Former Facebook diversity chief pleads guilty to stealing $4m

A former diversity programme manager at Facebook has pleaded guilty to stealing more than $4 million from the social media company through fake business deals to “fund a lavish lifestyle’, according to federal prosecutors.

Barbara Furlow-Smiles, 38, who led a number of Facebook diversity, equity and inclusion schemes from 2017 until 2021, stole the money “through an elaborate scheme involving fraudulent vendors, fictitious charges, and cash kickbacks’, the attorney’s office in Atlanta said.

Furlow-Smiles, who pleaded guilty in an Atlanta federal court this week, was not the most senior leader of Facebook’s diversity programmes.

Keri Farley, the special agent in charge of the FBI’s Atlanta office, said: “Furlow-Smiles used lies and deceit to defraud both vendors and Facebook employees.
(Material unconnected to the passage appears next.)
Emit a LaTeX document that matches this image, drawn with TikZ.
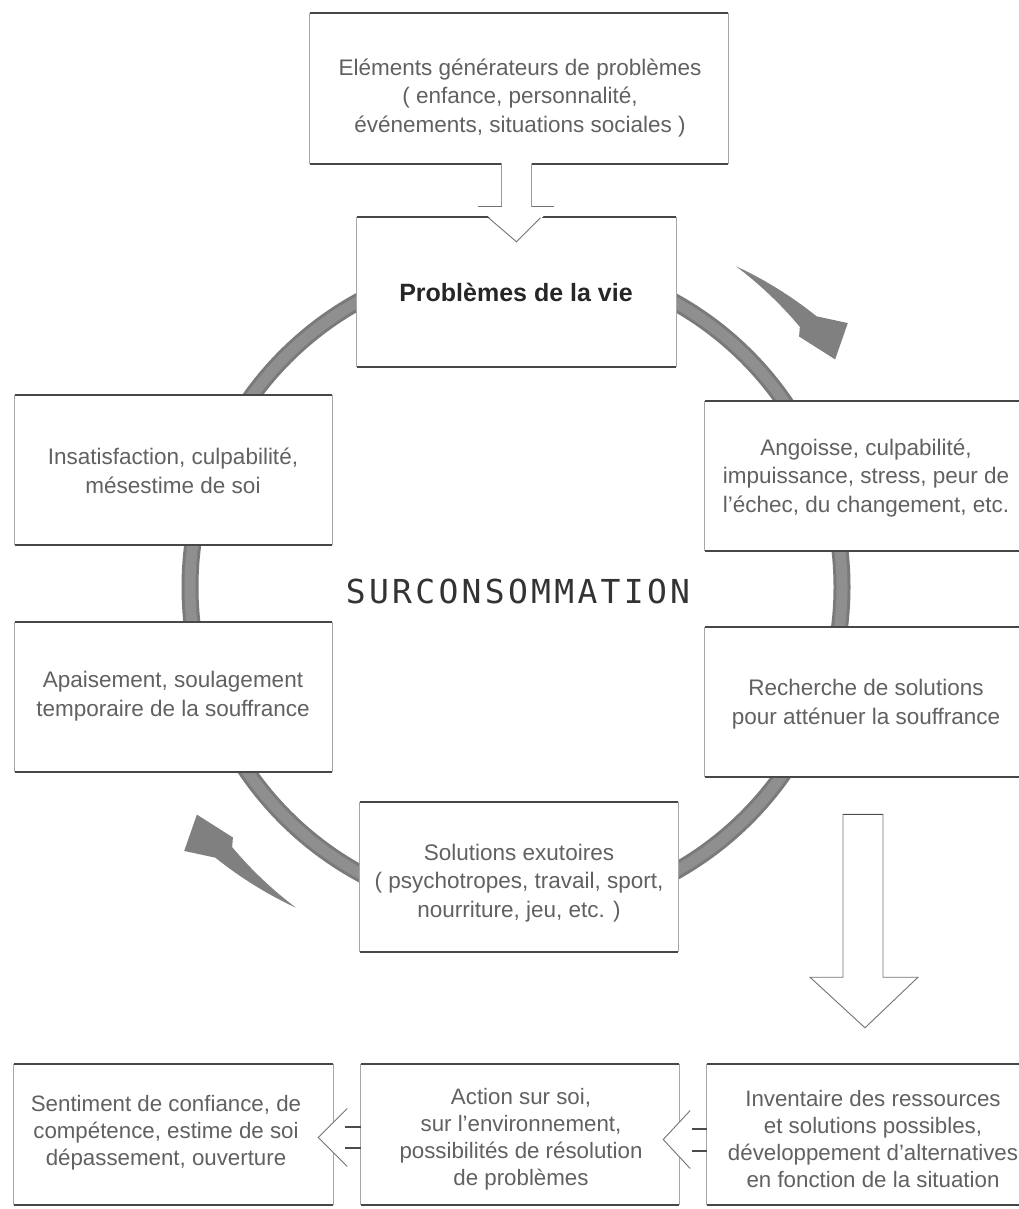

The FBI works hard to make sure greed like this doesn’t pay off and those who commit fraud are held accountable.”

A filing states that Furlow-Smiles committed the fraud by linking PayPal, Venmo, and Cash App accounts to credit cards given to her by Facebook and used those accounts to pay friends, relatives, nannies, babysitters, a hairstylist and others for goods and services that were never provided to the company.

After those people received the money, they returned a percentage of the funds to Furlow-Smiles, prosecutors said. The kickbacks were paid in cash and through transfers to accounts in various names, including the husband of Furlow-Smiles, prosecutors claimed.

To conceal the fraud, Furlow-Smiles submitted false expense reports, claiming the individuals performed work on Facebook programmes and events, the Department of Justice said. After they were hired, Furlow-Smiles allegedly approved fake and inflated invoices. She received a portion of the money paid to the vendors.

Furlow-Smiles also misled Facebook, which is owned by Meta Platforms, into paying money to entities who did not provide kickbacks, including nearly $10,000 to an artist who created specialty portraits and more than $18,000 to a pre-school.

Ryan Buchanan, the US attorney for the Northern District of Georgia, said: “Motivated by greed, she used her time to orchestrate an elaborate criminal scheme in which fraudulent vendors paid her kickbacks in cash. She even involved relatives, friends, and other associates in her crimes, all to fund a lavish lifestyle through fraud rather than hard and honest work.”